7 de dezembro de 2006



O CONFLITO TRATADO COM GRANDEZA

O Natal não existia antes do Natal. Hoje se faz a festa muitos dias antes da data: presentes, jantares, abraços, votos. Quando eu era criança (uns 200 anos atrás) o Natal era na noite de 24 e o dia seguinte inteiro. Presente, só no dia 25, de manhã. A grande ceia, com o peru festivo, salada de fruta, champagne, cerveja, uísque e vinho, reunia família e parentada ao redor da enorme mesa, à meia noite, na virada da véspera para o dia. Hoje, as pessoas, parece, se desvencilham dos compromissos natalinos, antecipando tudo.

O bom é que sobra tempo para o melhor da festa: os filmes de Natal. São todos maravilhosos. Por mais babaca e infeliz que seja o filme, se tiver luzinhas, presente embrulhado, Papai Noel e essas baboseiras, é tiro certo. O motivo é simples: não há nada mais artificial do que o Natal. Votos de paz e harmonia num mundo em guerra. Então o filme de Natal rema contra a corrente, destaca o conflito que emerge nesse momento. Por ser conflito em confronto com a festa oficial, todo filme de Natal é um deslumbre. Desde a obra-prima de Capra, A felicidade não se compra (It´s a wonderlful life), até Anjo de Vidro, de Chazz Palmintieri.

NARRATIVA - Devido ao excesso de grana e poder, os americanos e europeus dispõem de recursos técnicos e humanos para fazer o que querem como bem entendem. Foi assim que eles transformaram os filmes de Natal num gênero, que aborda o conflito em tempos que deveriam ser de harmonia. Não lhes falta o principal: escritores, roteiristas, que decifrem o enigma que é colocar algo na tela e que funcione como cinema, seja do tipo que for. Se você pega uma obra como Germinal, de Emile Zola, e dali tira um filme soberbo com Gérard Depardieu, todo mundo é capaz de enxergar uma representação das grandes greves das minas no século 19. Mas existe a visão de Zola, sua arte, sua narrativa. Nós, o que temos? Escritores magníficos, mas nos falta essa visão grandiosa da nação e do seu povo. Tudo aqui tem que ser desconstruído. Brasileiro não presta, dizemos o tempo todo para todo mundo.

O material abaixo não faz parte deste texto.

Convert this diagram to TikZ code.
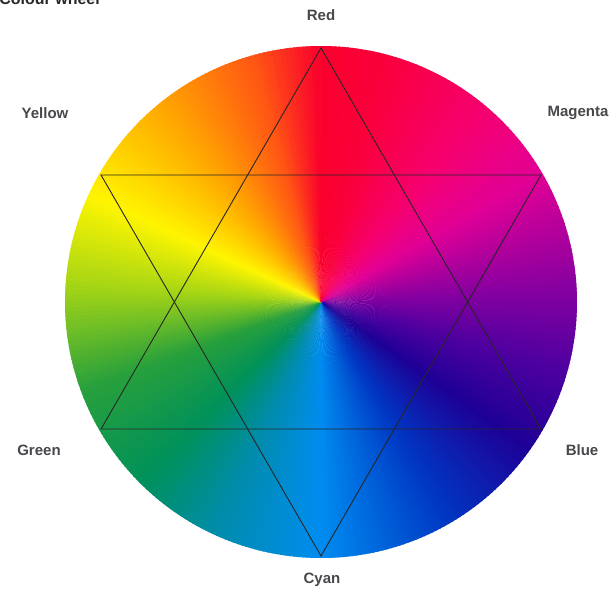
\documentclass[tikz,border=0pt]{standalone}
\usepackage{fontspec}
\setmainfont{Liberation Sans}
\definecolor{lbl}{RGB}{72,72,76}
\definecolor{ttl}{RGB}{40,40,44}
\definecolor{sA}{RGB}{250,0,45}
\definecolor{sB}{RGB}{250,0,60}
\definecolor{sC}{RGB}{245,0,110}
\definecolor{sD}{RGB}{225,0,150}
\definecolor{sE}{RGB}{140,0,160}
\definecolor{sF}{RGB}{80,0,160}
\definecolor{sG}{RGB}{30,0,150}
\definecolor{sH}{RGB}{0,55,195}
\definecolor{sI}{RGB}{0,140,240}
\definecolor{sJ}{RGB}{0,140,170}
\definecolor{sK}{RGB}{0,145,90}
\definecolor{sL}{RGB}{40,160,60}
\definecolor{sM}{RGB}{170,215,20}
\definecolor{sN}{RGB}{255,245,0}
\definecolor{sO}{RGB}{255,170,0}
\definecolor{sP}{RGB}{255,85,20}
\tikzset{
  lab/.style={font=\fontsize{15}{18}\selectfont\bfseries, text=lbl, inner sep=0pt},
  starline/.style={draw=black!85, line width=0.9pt, line join=miter}
}
\begin{document}
\begin{tikzpicture}[x=1pt,y=1pt]
\useasboundingbox (-321,-288) rectangle (288,302);
\fill[white] (-321,-288) rectangle (288,302);
% conic colour wheel
\foreach \a/\b/\ca/\cb in {0/15/sA/sB, 15/40/sB/sC, 40/60/sC/sD, 60/85/sD/sE, 85/105/sE/sF, 105/125/sF/sG, 125/150/sG/sH, 150/180/sH/sI, 180/205/sI/sJ, 205/225/sJ/sK, 225/250/sK/sL, 250/275/sL/sM, 275/295/sM/sN, 295/320/sN/sO, 320/345/sO/sP, 345/360/sP/sA} {
  \pgfmathtruncatemacro\n{\b-\a-1}
  \foreach \i in {0,...,\n} {
    \pgfmathtruncatemacro\p{100*(\i+0.5)/(\b-\a)}
    \pgfmathsetmacro\st{90-\a-\i+0.15}
    \pgfmathsetmacro\en{90-\a-\i-1.25}
    \fill[\cb!\p!\ca] (0,0) -- (\st:256) arc[start angle=\st, end angle=\en, radius=256] -- cycle;
  }
}
% star
\coordinate (T) at (90:254);
\coordinate (UL) at (150:254);
\coordinate (UR) at (30:254);
\coordinate (LL) at (210:254);
\coordinate (LR) at (-30:254);
\coordinate (B) at (-90:254);
\draw[starline] (T) -- (LL) -- (LR) -- cycle;
\draw[starline] (B) -- (UL) -- (UR) -- cycle;
% labels
\node[lab] (red) at (0,287) {Red};
\node[lab] (yellow) at (-276,189) {Yellow};
\node[lab] (magenta) at (257,189) {Magenta};
\node[lab] (green) at (-282,-148) {Green};
\node[lab] (blue) at (261,-148) {Blue};
\node[lab] (cyan) at (1,-278) {Cyan};
\node[font=\fontsize{16}{19}\selectfont\bfseries, text=ttl, inner sep=0pt, anchor=base east] (title) at (-221,298) {Colour wheel};
\end{tikzpicture}
\end{document}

GARRINCHA - Ruy Castro, por exemplo, escreveu livros maravilhosos como Chega de saudade, sobre a bossa nova, e a biografia de Nelson Rodrigues. Mas cometeu um livro como a biografia de Garrincha, onde a maior parte das páginas estão voltadas para a tragédia do alcoolismo. Ou seja, Garrincha bebia e morreu por isso, ponto. O resto fica em segundo plano, principalmente a grandeza do personagem. O filme A Estrela Solitária é mais do que isso: é crime hediondo. Nele, Garrincha trepa, ponto.

SOMBRA - Garrincha, que na visão de Joaquim Pedro era a Alegria do povo, é no livro de Ruy o fígado podre e, no filme, que é baseado no livro, o pau grande. É de lascar. O negócio é chafurdar na sombra, esquecendo que Garrincha significa o esplendor de uma época, junto com Pelé. Assim como Pelé não é ET (por isso o filme sobre ele se chama Pelé ETerno), Garrincha não era uma estrela solitária (entendi, é a estrela do Botafogo, ok, mas fica sendo a metáfora da solidão do personagem). Fazia parte de um grande time, jogava ao lado de grandes craques. Era a expressão de um conjunto, de uma sociedade, de uma nação vitoriosa, não um bebum que se suicidou à toa no álcool. Os americanos tratam seus personagens que caíram em desgraça com extrema generosidade, pois isso faz parte da sobrevivência de uma nação. Não se pode enterrar o país todos os dias como fazemos. Até o Bobby Darin, que era um cantor de segunda, ganhou magnífica cinebiografia. Por que Mané tem que aparecer trôpego se esfregando em tristes carnes em todas as cenas e dando sorrisos marotos de grande comedor?

BAIXARIA - Para mim essas baixarias estão na cabeça de quem escreve ou filma. Não se trata de esconder o conflito, mas tratar o conflito como algo humano, e não um caso sem solução. A desgraça pode ser redimida, o conflito pode ser tratado com menos brutalidade. Isso não se faz. No fundo, é o velho ódio contra o Brasil Soberano: é imperioso destruir o Brasil e tudo o que ele significou.

RETORNO - Na foto maior, Susan Sarandon à beira do suicídio em "Anjo de vidro", de Chazz Palmintieri (2004). Na menor, a alegria de Garrincha, a imagem que fica.